Outro ponto é que a empresa vem sofrendo para conseguir emplacar parcerias de peso com as grandes redes de restaurantes, que representam apenas um quarto das receitas, que ainda dependem muito das vendas em supermercados. Da Taco Bell à Pizza Hut, a Beyond Meat tem itens como substitutos de carne, salsichas e linguiças em diversos restaurantes. Mas boa parte de suas parcerias acabou se provando edições limitadas, que não ganharam muita receptividade no mercado americano. Uma das maiores decepções foi o McPlant. A companhia fez uma parceria com o McDonald’s. A novidade foi lançada em modo de teste em 600 lojas nos Estados Unidos, mas acabou não sendo oferecida em território nacional por conta da recepção morna.
Alardeado com pompa, um pepperoni plant-based desenvolvido para a Pizza Hut nunca ganhou escala. Diversos ex-funcionários e executivos da Beyond Meat afirmam que a empresa tem um histórico de mostrar os produtos para os potenciais clientes sem ter muita ideia de como tirá-los do papel de forma eficiente. O pepperoni, por exemplo, era produzido em parte nos Estados Unidos, voava para a Europa, onde era fatiado, e depois levado de volta para território americano!
O último ponto negativo é que, no mercado, muitos questionam o atual papel do CEO e fundador da Beyond Meat, Ethan Brown. Por um lado, é visto como um visionário. Quando a empresa foi fundada, em 2009, um produto de base vegetal que imitasse - e sangrasse - como carne de verdade parecia coisa de ficção científica. Mas há quem diga que Brown não tem as habilidades necessárias para tocar o dia a dia de uma companhia grande, com inúmeros desafios de produção e comercialização.
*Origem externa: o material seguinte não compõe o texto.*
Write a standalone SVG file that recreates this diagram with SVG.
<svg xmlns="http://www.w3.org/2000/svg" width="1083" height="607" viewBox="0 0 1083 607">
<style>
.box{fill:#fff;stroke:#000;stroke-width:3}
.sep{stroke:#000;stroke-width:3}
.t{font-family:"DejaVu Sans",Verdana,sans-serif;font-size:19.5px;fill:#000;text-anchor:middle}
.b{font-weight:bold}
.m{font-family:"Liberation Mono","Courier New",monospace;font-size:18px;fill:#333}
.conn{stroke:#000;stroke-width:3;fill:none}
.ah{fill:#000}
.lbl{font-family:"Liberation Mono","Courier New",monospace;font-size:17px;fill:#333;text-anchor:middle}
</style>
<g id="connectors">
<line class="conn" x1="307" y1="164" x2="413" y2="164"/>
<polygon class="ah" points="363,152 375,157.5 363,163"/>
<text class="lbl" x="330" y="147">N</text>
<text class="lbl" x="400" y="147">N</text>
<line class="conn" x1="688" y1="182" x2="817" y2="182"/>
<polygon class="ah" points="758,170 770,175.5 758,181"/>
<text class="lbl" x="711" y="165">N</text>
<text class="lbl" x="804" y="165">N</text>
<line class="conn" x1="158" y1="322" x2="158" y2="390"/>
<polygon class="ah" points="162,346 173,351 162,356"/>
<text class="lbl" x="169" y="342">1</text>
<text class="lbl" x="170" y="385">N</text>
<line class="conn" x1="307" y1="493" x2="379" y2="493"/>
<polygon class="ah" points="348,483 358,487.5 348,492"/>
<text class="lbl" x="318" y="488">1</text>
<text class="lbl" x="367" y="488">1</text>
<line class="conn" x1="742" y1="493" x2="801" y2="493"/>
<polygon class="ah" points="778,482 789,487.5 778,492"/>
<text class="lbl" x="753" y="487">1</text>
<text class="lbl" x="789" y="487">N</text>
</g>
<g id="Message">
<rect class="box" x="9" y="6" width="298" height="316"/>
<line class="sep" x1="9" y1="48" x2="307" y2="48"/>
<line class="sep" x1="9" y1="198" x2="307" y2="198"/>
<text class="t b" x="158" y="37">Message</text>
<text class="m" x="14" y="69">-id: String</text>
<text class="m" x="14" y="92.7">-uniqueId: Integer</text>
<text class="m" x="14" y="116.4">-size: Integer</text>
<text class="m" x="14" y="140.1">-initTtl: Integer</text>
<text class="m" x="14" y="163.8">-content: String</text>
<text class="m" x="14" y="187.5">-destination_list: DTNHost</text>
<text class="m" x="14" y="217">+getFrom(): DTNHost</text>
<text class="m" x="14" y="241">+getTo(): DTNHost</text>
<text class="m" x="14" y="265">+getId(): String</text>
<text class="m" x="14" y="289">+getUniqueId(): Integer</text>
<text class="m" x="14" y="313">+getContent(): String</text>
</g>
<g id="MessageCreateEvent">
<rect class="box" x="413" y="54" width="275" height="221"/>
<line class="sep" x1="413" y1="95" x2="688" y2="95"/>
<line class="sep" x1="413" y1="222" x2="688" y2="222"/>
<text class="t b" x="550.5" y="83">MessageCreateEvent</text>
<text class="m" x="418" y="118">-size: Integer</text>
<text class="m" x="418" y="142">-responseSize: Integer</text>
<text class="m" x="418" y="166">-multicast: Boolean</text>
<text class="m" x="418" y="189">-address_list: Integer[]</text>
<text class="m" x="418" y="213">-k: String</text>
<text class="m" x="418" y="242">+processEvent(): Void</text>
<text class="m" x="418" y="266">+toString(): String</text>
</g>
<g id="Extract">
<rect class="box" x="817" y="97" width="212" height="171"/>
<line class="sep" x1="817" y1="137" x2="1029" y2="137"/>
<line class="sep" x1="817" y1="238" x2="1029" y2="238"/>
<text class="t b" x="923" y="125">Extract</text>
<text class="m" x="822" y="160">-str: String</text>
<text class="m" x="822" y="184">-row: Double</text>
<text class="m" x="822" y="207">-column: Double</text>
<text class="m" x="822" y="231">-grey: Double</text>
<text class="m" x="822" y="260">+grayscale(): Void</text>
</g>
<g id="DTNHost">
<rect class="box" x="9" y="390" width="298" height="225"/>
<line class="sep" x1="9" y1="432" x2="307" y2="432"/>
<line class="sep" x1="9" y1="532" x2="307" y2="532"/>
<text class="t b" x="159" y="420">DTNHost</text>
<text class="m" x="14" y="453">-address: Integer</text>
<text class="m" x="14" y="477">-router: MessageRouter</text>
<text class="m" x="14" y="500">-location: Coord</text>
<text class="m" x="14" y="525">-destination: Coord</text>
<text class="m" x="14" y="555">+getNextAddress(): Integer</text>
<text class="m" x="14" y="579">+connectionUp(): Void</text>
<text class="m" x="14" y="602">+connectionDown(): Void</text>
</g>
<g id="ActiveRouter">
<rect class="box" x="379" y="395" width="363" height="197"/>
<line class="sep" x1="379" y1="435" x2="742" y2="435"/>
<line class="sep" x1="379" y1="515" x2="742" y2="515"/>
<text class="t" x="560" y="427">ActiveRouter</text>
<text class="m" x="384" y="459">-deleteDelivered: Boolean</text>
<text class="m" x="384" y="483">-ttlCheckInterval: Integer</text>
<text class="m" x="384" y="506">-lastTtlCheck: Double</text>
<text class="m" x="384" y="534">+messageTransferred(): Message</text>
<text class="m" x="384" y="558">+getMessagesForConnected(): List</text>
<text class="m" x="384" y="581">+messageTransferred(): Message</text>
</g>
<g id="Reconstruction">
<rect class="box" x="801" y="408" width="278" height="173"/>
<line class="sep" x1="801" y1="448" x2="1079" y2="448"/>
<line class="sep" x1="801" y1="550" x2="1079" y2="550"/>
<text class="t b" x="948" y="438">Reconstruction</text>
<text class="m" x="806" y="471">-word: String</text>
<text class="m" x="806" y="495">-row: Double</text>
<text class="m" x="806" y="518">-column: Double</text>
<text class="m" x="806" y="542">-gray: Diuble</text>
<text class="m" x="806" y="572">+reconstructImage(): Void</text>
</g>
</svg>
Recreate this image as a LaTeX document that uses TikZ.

Finalmente, a Impossible Foods, outra pioneira no setor, que chegou a cogitar um IPO no ano, mas acabou desistindo, afirma que suas vendas no varejo estão crescendo 70% neste ano, em grande parte devido a maior capilaridade da distribuição. Os números não são públicos. Mas também neste mês, a companhia anunciou o corte de 6% de seus postos de trabalho nos Estados Unidos, alegando “sobreposições de funções”.